▸ DIRECTION: Write out the listing below in full and exactly, leaving out every picture.

▸ COLLECTED MATERIAL:
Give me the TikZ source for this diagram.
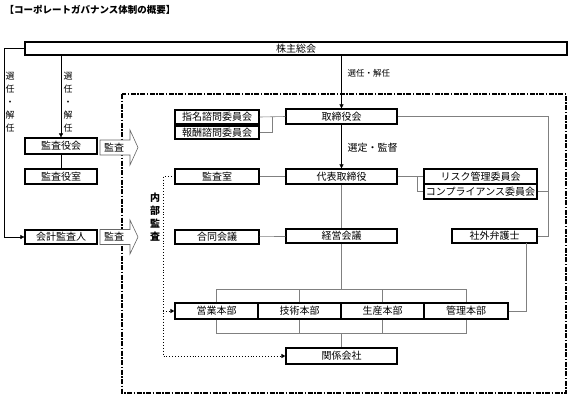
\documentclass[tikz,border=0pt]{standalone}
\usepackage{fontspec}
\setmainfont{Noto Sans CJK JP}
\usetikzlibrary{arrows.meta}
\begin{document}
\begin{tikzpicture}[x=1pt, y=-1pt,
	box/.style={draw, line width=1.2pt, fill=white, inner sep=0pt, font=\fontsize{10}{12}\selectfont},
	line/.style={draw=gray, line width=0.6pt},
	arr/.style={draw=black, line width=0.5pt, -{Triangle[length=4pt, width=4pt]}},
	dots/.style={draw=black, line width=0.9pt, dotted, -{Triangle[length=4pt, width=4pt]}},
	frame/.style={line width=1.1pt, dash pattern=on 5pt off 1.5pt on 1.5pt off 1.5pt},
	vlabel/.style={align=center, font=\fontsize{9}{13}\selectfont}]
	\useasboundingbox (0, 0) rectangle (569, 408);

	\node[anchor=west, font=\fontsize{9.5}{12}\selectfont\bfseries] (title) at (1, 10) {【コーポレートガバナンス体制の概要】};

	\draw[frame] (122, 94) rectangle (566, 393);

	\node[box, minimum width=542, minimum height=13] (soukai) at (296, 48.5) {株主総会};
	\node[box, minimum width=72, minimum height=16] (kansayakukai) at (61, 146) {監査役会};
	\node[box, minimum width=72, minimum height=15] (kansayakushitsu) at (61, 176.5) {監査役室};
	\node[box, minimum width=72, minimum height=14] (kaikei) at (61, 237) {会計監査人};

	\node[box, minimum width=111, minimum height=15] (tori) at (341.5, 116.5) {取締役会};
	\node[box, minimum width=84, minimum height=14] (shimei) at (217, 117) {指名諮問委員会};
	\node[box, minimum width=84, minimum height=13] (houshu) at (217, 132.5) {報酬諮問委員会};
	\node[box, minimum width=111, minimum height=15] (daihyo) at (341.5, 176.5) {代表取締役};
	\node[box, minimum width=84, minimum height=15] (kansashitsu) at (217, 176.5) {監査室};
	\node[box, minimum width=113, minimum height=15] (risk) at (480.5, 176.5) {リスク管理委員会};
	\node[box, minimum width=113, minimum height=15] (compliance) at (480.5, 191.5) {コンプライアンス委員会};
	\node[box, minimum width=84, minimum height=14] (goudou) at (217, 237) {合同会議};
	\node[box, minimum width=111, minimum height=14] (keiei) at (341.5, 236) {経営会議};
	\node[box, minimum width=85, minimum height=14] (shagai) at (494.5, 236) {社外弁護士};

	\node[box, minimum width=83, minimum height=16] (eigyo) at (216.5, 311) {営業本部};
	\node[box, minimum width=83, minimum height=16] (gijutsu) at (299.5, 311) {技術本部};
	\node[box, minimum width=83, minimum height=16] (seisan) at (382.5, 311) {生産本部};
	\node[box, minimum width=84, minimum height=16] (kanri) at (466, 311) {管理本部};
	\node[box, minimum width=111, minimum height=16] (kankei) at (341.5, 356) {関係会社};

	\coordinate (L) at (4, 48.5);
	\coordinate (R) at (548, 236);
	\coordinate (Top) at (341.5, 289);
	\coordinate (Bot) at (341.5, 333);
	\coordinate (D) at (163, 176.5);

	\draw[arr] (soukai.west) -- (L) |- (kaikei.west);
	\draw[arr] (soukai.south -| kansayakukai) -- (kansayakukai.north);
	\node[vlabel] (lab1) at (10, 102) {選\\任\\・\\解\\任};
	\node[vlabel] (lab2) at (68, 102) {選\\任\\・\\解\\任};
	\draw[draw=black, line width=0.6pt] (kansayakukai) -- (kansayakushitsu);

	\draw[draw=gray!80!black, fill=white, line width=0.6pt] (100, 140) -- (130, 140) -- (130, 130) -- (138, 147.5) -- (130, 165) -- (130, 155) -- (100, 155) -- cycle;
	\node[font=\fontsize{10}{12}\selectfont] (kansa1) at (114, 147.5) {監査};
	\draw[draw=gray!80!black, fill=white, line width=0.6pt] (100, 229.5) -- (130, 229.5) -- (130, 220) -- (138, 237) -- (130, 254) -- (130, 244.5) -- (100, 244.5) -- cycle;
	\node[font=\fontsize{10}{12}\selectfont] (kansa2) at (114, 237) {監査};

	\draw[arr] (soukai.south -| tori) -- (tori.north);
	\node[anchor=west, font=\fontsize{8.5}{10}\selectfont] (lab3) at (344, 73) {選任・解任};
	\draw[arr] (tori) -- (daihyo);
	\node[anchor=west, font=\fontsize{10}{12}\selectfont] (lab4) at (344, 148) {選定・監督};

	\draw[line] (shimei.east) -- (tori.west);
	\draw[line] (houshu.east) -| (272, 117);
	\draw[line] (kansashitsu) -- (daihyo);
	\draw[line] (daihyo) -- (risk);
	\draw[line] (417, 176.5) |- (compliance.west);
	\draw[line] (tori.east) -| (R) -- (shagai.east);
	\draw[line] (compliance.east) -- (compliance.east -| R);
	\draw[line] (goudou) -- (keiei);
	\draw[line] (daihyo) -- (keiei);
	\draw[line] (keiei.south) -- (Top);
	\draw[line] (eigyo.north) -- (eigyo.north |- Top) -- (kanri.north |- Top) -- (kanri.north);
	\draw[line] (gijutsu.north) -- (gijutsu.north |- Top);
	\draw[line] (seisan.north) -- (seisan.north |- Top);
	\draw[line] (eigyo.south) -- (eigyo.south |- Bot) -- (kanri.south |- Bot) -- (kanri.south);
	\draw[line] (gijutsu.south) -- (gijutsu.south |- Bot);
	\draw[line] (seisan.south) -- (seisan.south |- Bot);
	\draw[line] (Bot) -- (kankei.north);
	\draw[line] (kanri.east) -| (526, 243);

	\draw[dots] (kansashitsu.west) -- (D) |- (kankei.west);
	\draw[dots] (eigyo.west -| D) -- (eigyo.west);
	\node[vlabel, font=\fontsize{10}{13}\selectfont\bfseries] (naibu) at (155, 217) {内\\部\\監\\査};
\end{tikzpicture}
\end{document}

▸ RESPONSE TO THIS EXERCISE:
Give me the TikZ source for this diagram.
\documentclass[tikz,border=0pt]{standalone}
\usepackage{fontspec}
\setmainfont{Noto Sans CJK JP}
\usetikzlibrary{arrows.meta}
\begin{document}
\begin{tikzpicture}[x=1pt, y=-1pt,
	box/.style={draw, line width=1.2pt, fill=white, inner sep=0pt, font=\fontsize{10}{12}\selectfont},
	line/.style={draw=gray, line width=0.6pt},
	arr/.style={draw=black, line width=0.5pt, -{Triangle[length=4pt, width=4pt]}},
	dots/.style={draw=black, line width=0.9pt, dotted, -{Triangle[length=4pt, width=4pt]}},
	frame/.style={line width=1.1pt, dash pattern=on 5pt off 1.5pt on 1.5pt off 1.5pt},
	vlabel/.style={align=center, font=\fontsize{9}{13}\selectfont}]
	\useasboundingbox (0, 0) rectangle (569, 408);

	\node[anchor=west, font=\fontsize{9.5}{12}\selectfont\bfseries] (title) at (1, 10) {【コーポレートガバナンス体制の概要】};

	\draw[frame] (122, 94) rectangle (566, 393);

	\node[box, minimum width=542, minimum height=13] (soukai) at (296, 48.5) {株主総会};
	\node[box, minimum width=72, minimum height=16] (kansayakukai) at (61, 146) {監査役会};
	\node[box, minimum width=72, minimum height=15] (kansayakushitsu) at (61, 176.5) {監査役室};
	\node[box, minimum width=72, minimum height=14] (kaikei) at (61, 237) {会計監査人};

	\node[box, minimum width=111, minimum height=15] (tori) at (341.5, 116.5) {取締役会};
	\node[box, minimum width=84, minimum height=14] (shimei) at (217, 117) {指名諮問委員会};
	\node[box, minimum width=84, minimum height=13] (houshu) at (217, 132.5) {報酬諮問委員会};
	\node[box, minimum width=111, minimum height=15] (daihyo) at (341.5, 176.5) {代表取締役};
	\node[box, minimum width=84, minimum height=15] (kansashitsu) at (217, 176.5) {監査室};
	\node[box, minimum width=113, minimum height=15] (risk) at (480.5, 176.5) {リスク管理委員会};
	\node[box, minimum width=113, minimum height=15] (compliance) at (480.5, 191.5) {コンプライアンス委員会};
	\node[box, minimum width=84, minimum height=14] (goudou) at (217, 237) {合同会議};
	\node[box, minimum width=111, minimum height=14] (keiei) at (341.5, 236) {経営会議};
	\node[box, minimum width=85, minimum height=14] (shagai) at (494.5, 236) {社外弁護士};

	\node[box, minimum width=83, minimum height=16] (eigyo) at (216.5, 311) {営業本部};
	\node[box, minimum width=83, minimum height=16] (gijutsu) at (299.5, 311) {技術本部};
	\node[box, minimum width=83, minimum height=16] (seisan) at (382.5, 311) {生産本部};
	\node[box, minimum width=84, minimum height=16] (kanri) at (466, 311) {管理本部};
	\node[box, minimum width=111, minimum height=16] (kankei) at (341.5, 356) {関係会社};

	\coordinate (L) at (4, 48.5);
	\coordinate (R) at (548, 236);
	\coordinate (Top) at (341.5, 289);
	\coordinate (Bot) at (341.5, 333);
	\coordinate (D) at (163, 176.5);

	\draw[arr] (soukai.west) -- (L) |- (kaikei.west);
	\draw[arr] (soukai.south -| kansayakukai) -- (kansayakukai.north);
	\node[vlabel] (lab1) at (10, 102) {選\\任\\・\\解\\任};
	\node[vlabel] (lab2) at (68, 102) {選\\任\\・\\解\\任};
	\draw[draw=black, line width=0.6pt] (kansayakukai) -- (kansayakushitsu);

	\draw[draw=gray!80!black, fill=white, line width=0.6pt] (100, 140) -- (130, 140) -- (130, 130) -- (138, 147.5) -- (130, 165) -- (130, 155) -- (100, 155) -- cycle;
	\node[font=\fontsize{10}{12}\selectfont] (kansa1) at (114, 147.5) {監査};
	\draw[draw=gray!80!black, fill=white, line width=0.6pt] (100, 229.5) -- (130, 229.5) -- (130, 220) -- (138, 237) -- (130, 254) -- (130, 244.5) -- (100, 244.5) -- cycle;
	\node[font=\fontsize{10}{12}\selectfont] (kansa2) at (114, 237) {監査};

	\draw[arr] (soukai.south -| tori) -- (tori.north);
	\node[anchor=west, font=\fontsize{8.5}{10}\selectfont] (lab3) at (344, 73) {選任・解任};
	\draw[arr] (tori) -- (daihyo);
	\node[anchor=west, font=\fontsize{10}{12}\selectfont] (lab4) at (344, 148) {選定・監督};

	\draw[line] (shimei.east) -- (tori.west);
	\draw[line] (houshu.east) -| (272, 117);
	\draw[line] (kansashitsu) -- (daihyo);
	\draw[line] (daihyo) -- (risk);
	\draw[line] (417, 176.5) |- (compliance.west);
	\draw[line] (tori.east) -| (R) -- (shagai.east);
	\draw[line] (compliance.east) -- (compliance.east -| R);
	\draw[line] (goudou) -- (keiei);
	\draw[line] (daihyo) -- (keiei);
	\draw[line] (keiei.south) -- (Top);
	\draw[line] (eigyo.north) -- (eigyo.north |- Top) -- (kanri.north |- Top) -- (kanri.north);
	\draw[line] (gijutsu.north) -- (gijutsu.north |- Top);
	\draw[line] (seisan.north) -- (seisan.north |- Top);
	\draw[line] (eigyo.south) -- (eigyo.south |- Bot) -- (kanri.south |- Bot) -- (kanri.south);
	\draw[line] (gijutsu.south) -- (gijutsu.south |- Bot);
	\draw[line] (seisan.south) -- (seisan.south |- Bot);
	\draw[line] (Bot) -- (kankei.north);
	\draw[line] (kanri.east) -| (526, 243);

	\draw[dots] (kansashitsu.west) -- (D) |- (kankei.west);
	\draw[dots] (eigyo.west -| D) -- (eigyo.west);
	\node[vlabel, font=\fontsize{10}{13}\selectfont\bfseries] (naibu) at (155, 217) {内\\部\\監\\査};
\end{tikzpicture}
\end{document}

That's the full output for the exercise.